◆ Data segment
──────────────────────────────

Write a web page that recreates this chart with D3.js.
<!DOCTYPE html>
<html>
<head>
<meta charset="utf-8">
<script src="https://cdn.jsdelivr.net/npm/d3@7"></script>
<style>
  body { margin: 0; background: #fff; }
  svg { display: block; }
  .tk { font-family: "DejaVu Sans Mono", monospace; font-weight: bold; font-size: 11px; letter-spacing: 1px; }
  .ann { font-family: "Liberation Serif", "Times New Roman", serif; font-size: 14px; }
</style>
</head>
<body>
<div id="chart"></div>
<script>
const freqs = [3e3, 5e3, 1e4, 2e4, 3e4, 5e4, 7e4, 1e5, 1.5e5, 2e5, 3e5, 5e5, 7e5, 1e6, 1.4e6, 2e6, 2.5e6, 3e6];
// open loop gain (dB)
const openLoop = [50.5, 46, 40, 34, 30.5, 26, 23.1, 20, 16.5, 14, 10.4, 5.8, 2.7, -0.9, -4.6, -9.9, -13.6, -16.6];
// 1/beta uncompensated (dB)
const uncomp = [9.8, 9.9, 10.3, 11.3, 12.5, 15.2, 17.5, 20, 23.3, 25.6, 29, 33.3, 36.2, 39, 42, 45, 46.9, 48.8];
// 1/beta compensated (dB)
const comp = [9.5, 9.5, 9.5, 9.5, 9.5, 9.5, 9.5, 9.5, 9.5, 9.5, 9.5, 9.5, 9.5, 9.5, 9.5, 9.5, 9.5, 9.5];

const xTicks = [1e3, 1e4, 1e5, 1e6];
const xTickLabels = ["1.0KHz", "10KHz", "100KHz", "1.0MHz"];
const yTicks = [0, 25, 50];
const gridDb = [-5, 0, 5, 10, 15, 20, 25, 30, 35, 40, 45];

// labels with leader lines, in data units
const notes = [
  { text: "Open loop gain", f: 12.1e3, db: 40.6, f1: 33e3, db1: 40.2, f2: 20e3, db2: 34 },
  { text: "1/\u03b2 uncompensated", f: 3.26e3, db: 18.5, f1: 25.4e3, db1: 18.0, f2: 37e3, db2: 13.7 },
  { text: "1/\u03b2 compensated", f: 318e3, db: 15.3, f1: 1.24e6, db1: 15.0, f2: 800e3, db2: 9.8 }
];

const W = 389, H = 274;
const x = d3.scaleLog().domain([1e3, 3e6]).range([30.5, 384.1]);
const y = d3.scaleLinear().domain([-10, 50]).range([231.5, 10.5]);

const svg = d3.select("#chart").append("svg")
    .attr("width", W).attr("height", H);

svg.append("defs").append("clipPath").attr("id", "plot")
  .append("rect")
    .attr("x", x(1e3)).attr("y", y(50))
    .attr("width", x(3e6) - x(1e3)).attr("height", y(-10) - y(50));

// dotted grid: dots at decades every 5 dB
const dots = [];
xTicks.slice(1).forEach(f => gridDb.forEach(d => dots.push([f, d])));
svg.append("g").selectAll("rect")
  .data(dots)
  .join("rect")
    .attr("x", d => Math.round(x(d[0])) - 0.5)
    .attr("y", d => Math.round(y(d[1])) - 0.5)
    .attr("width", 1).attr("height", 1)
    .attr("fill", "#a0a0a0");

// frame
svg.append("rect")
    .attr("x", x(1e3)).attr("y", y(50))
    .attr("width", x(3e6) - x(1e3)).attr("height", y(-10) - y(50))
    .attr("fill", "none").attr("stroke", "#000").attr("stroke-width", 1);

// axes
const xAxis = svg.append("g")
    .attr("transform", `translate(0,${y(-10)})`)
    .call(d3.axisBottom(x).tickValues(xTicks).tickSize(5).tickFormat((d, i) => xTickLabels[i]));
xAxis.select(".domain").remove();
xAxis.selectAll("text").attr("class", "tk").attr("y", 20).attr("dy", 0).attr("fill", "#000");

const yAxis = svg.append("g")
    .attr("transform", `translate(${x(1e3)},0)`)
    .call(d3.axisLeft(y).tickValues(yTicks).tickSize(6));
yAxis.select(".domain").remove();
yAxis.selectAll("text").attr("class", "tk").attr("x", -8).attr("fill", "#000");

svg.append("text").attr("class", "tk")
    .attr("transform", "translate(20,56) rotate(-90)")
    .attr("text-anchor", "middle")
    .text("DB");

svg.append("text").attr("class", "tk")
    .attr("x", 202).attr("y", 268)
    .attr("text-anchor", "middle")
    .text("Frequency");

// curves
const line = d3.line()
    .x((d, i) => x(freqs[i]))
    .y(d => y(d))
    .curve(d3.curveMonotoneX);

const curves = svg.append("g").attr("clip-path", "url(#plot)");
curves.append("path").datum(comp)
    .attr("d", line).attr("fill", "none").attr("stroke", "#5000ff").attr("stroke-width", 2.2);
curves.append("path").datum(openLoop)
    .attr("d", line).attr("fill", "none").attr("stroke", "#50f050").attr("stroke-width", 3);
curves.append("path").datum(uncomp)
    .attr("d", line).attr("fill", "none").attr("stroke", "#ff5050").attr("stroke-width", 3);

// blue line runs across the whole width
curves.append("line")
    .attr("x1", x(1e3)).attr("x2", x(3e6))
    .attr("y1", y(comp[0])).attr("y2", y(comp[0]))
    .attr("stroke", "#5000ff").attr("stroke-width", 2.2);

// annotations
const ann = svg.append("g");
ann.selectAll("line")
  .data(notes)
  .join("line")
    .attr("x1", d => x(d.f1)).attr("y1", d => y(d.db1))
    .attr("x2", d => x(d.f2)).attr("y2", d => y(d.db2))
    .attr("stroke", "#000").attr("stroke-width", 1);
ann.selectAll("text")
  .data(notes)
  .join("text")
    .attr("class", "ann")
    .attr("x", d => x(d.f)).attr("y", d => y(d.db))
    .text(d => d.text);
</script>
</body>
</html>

──────────────────────────────

◆ Prompt
Begin with the first line of the listing and copy exactly through the line that contains "35, 40, 45];", please, keeping both ends and leaving out everything after.

◆ The response
Write a web page that recreates this chart with D3.js.
<!DOCTYPE html>
<html>
<head>
<meta charset="utf-8">
<script src="https://cdn.jsdelivr.net/npm/d3@7"></script>
<style>
  body { margin: 0; background: #fff; }
  svg { display: block; }
  .tk { font-family: "DejaVu Sans Mono", monospace; font-weight: bold; font-size: 11px; letter-spacing: 1px; }
  .ann { font-family: "Liberation Serif", "Times New Roman", serif; font-size: 14px; }
</style>
</head>
<body>
<div id="chart"></div>
<script>
const freqs = [3e3, 5e3, 1e4, 2e4, 3e4, 5e4, 7e4, 1e5, 1.5e5, 2e5, 3e5, 5e5, 7e5, 1e6, 1.4e6, 2e6, 2.5e6, 3e6];
// open loop gain (dB)
const openLoop = [50.5, 46, 40, 34, 30.5, 26, 23.1, 20, 16.5, 14, 10.4, 5.8, 2.7, -0.9, -4.6, -9.9, -13.6, -16.6];
// 1/beta uncompensated (dB)
const uncomp = [9.8, 9.9, 10.3, 11.3, 12.5, 15.2, 17.5, 20, 23.3, 25.6, 29, 33.3, 36.2, 39, 42, 45, 46.9, 48.8];
// 1/beta compensated (dB)
const comp = [9.5, 9.5, 9.5, 9.5, 9.5, 9.5, 9.5, 9.5, 9.5, 9.5, 9.5, 9.5, 9.5, 9.5, 9.5, 9.5, 9.5, 9.5];

const xTicks = [1e3, 1e4, 1e5, 1e6];
const xTickLabels = ["1.0KHz", "10KHz", "100KHz", "1.0MHz"];
const yTicks = [0, 25, 50];
const gridDb = [-5, 0, 5, 10, 15, 20, 25, 30, 35, 40, 45];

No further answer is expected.